Upon his 1886 ordination, Father Tolton was sent back to the United States, first to Quincy and then later Chicago. Despite repeated rejection, he persisted in his pastoral work, founding St. Monica Parish on Chicago’s South Side. His reverence, humility, zeal and exceptional singing voice drew both Black and white Catholics from all economic classes. In 1897, Father Tolton collapsed from heat stroke July 8, 1897, and died the next day. He was 43.

“Perseverance comes to mind about him,” Tucker said. “Despite what he went through, the obstacles that were in his way, he never wavered in his faith. He let nothing separate him from God. That was one of the big takeaways for me.”

While Father Tolton’s life was marked by an undeniable perseverance, the image of him extending his hand in compassion to a grieving woman persisted in the mind of Tucker.

“At first, it didn’t even come to my mind that this was a sculpture,” Tucker said. “But I kept thinking about it. The image lingered, but I didn’t tell anybody about it, not even Dawn.”

Tucker’s most personal pieces have always been related to the sacred.

One of his most impressive sculptures is of Christ’s crown of thorns, one of the special times that he believes the Holy Spirit was guiding his hands. So, he turned to the Holy Spirit for guidance about what he should do with his mental image of Father Tolton and the grieving woman.

“I was praying, ‘Holy Spirit, what am I supposed to do with this?’ The image was too complicated, too detailed. I don’t have the ability to do this as a sculpture. It’s way out of my league.

“The Spirit kept pulling me, and finally I said OK. I said I’ll sculpt this in clay, but it’s not going to look good. It won’t work out. But I said I’ll have faith.’

He started sculpting it in May 2022, working on it all summer and fall. In October, “I finally had a sculpture in clay of the image I saw,” he said, but he didn’t know what to do with it.

Conversations with two priests in the Archdiocese of Indianapolis led him to a meeting with the diocesan postulator for Father Tolton’s cause for sainthood – retired Auxiliary Bishop Joseph N. Perry of Chicago.

Bishop Perry invited Tucker to come to Chicago, and they met in April 2023.
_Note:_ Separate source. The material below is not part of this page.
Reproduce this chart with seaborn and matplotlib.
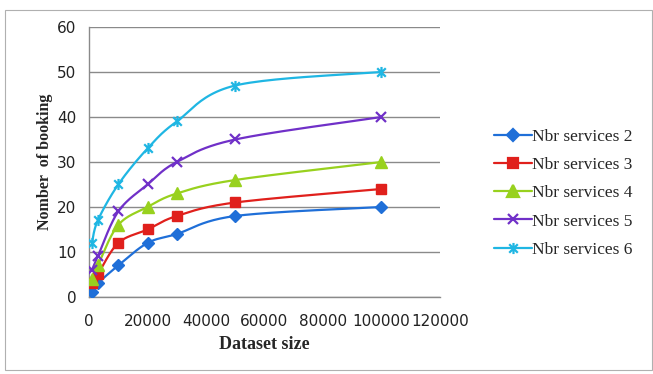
import numpy as np
import pandas as pd
import seaborn as sns

import matplotlib
matplotlib.use("Agg")

import matplotlib.pyplot as plt
from matplotlib.lines import Line2D
from matplotlib.path import Path
from matplotlib.patches import Rectangle

# Data
dataset_size = [1000, 3000, 10000, 20000, 30000, 50000, 100000]
nbr2 = [1, 3, 7, 12, 14, 18, 20]
nbr3 = [3, 5, 12, 15, 18, 21, 24]
nbr4 = [4, 7, 16, 20, 23, 26, 30]
nbr5 = [6, 9, 19, 25, 30, 35, 40]
nbr6 = [12, 17, 25, 33, 39, 47, 50]

series_names = ["Nbr services 2", "Nbr services 3", "Nbr services 4",
                "Nbr services 5", "Nbr services 6"]
series_values = [nbr2, nbr3, nbr4, nbr5, nbr6]

colors = ["#1f6fd8", "#e0201c", "#98d11e", "#7030c8", "#1fb6e3"]

# asterisk marker (x with a vertical bar), like Excel's star
star = Path(
    [(-1, -1), (1, 1), (-1, 1), (1, -1), (0, -1.3), (0, 1.3)],
    [Path.MOVETO, Path.LINETO, Path.MOVETO, Path.LINETO, Path.MOVETO, Path.LINETO],
)
markers = ["D", "s", "^", "x", star]
msizes = [6, 7, 8, 7, 8]


def smooth(xs, ys, xmax=120000, ymax=60, n=25):
    # Excel-like smoothed line: bezier with catmull-rom control points
    sx, sy = 351 / xmax, 270 / ymax
    pts = np.c_[np.array(xs) * sx, np.array(ys) * sy]
    ext = np.vstack([pts[0], pts, pts[-1]])
    t = np.linspace(0, 1, n)[:, None]
    segs = []
    for i in range(len(pts) - 1):
        p0, p1, p2, p3 = ext[i], ext[i + 1], ext[i + 2], ext[i + 3]
        c1 = p1 + (p2 - p0) / 6
        c2 = p2 - (p3 - p1) / 6
        segs.append((1 - t) ** 3 * p1 + 3 * (1 - t) ** 2 * t * c1
                    + 3 * (1 - t) * t ** 2 * c2 + t ** 3 * p2)
    out = np.vstack(segs)
    return out[:, 0] / sx, out[:, 1] / sy


sns.set_style("white")
plt.rcParams["font.family"] = ["DejaVu Sans"]

fig = plt.figure(figsize=(6.53, 3.74), dpi=100)
ax = fig.add_axes([0.1363, 0.2059, 0.5375, 0.7219])

# outer frame
fig.patches.append(Rectangle((0.008, 0.012), 0.99, 0.96, transform=fig.transFigure,
                             fill=False, edgecolor="#b0b0b0", lw=0.8))

for name, vals, c, m, ms in zip(series_names, series_values, colors, markers, msizes):
    cx, cy = smooth(dataset_size, vals)
    curve = pd.DataFrame({"x": cx, "y": cy})
    sns.lineplot(data=curve, x="x", y="y", ax=ax, color=c, lw=1.6,
                 sort=False, estimator=None, zorder=3)
    pts = pd.DataFrame({"x": dataset_size, "y": vals})
    ax.plot(pts["x"], pts["y"], ls="none", marker=m, ms=ms, color=c,
            mec=c, mew=1.6 if (m is star or m == "x") else 1, zorder=4)

ax.set_xlim(0, 120000)
ax.set_ylim(0, 60)
ax.set_xticks(range(0, 120001, 20000))
ax.set_yticks(range(0, 61, 10))
ax.yaxis.grid(True, color="#8a8a8a", lw=1)
ax.set_axisbelow(True)

for s in ["top", "right"]:
    ax.spines[s].set_visible(False)
for s in ["left", "bottom"]:
    ax.spines[s].set_color("#8a8a8a")
    ax.spines[s].set_linewidth(1)

ax.tick_params(axis="both", direction="out", length=5, color="#8a8a8a",
               labelsize=11, labelcolor="#222222", pad=4)
ax.tick_params(axis="x", pad=7)
for lab in ax.get_xticklabels() + ax.get_yticklabels():
    lab.set_fontfamily("DejaVu Sans")

ax.set_xlabel("Dataset size", fontfamily="Liberation Serif", fontweight="bold",
              fontsize=13, labelpad=5)
ax.set_ylabel("Nomber  of booking", fontfamily="Liberation Serif", fontweight="bold",
              fontsize=11.5, labelpad=3)

handles = [Line2D([0], [0], color=c, lw=1.6, marker=m, ms=ms, mew=1.6, mec=c)
           for c, m, ms in zip(colors, markers, msizes)]
fig.legend(handles, series_names, loc="center left", bbox_to_anchor=(0.732, 0.483),
           frameon=False, prop={"family": "Liberation Serif", "size": 12.5},
           handlelength=2.2, handletextpad=0.0, labelspacing=0.69)

fig.savefig("out.png", dpi=100)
“Forrest’s sculpture of Father Tolton is among the only few sculpted figures of Tolton over the years,” Bishop Perry told The Criterion. “When he showed me his clay model of the sculpture of Father Tolton extending his hand to a downtrodden woman, I immediately became aware that Forrest had captured the temperament of Father Tolton, who ministered all his priesthood to the abject poor in Quincy and in Chicago.”

Tucker “shares with Father Tolton those Christian attributes that have the power to change society and the world if people would struggle through their fears of one another,” said Bishop Perry, chairman of the U.S. Conference of Catholic Bishops’ Ad Hoc Committee Against Racism. “Forrest’s sculpture brings complement to this cause for sainthood of our beloved first priest of African descent to labor in the United States.”

After casting the sculpture in wax for six months, Tucker’s next step is bringing the sculpture to life in bronze. He plans to finish the process so he can share it with Bishop Perry when the shepherd comes to Indianapolis for the National Eucharistic Congress in July.

One of the questions that he gets regarding the sculpture of Father Tolton and the grieving woman is, “Who is the woman depicted in that moment?”

Tucker said it’s a mystery to him.

“Life can be pretty tough, and you can encounter some pretty tough obstacles,” Tucker said. “Yet no matter what happens to you, there’s nothing that can separate you from God.”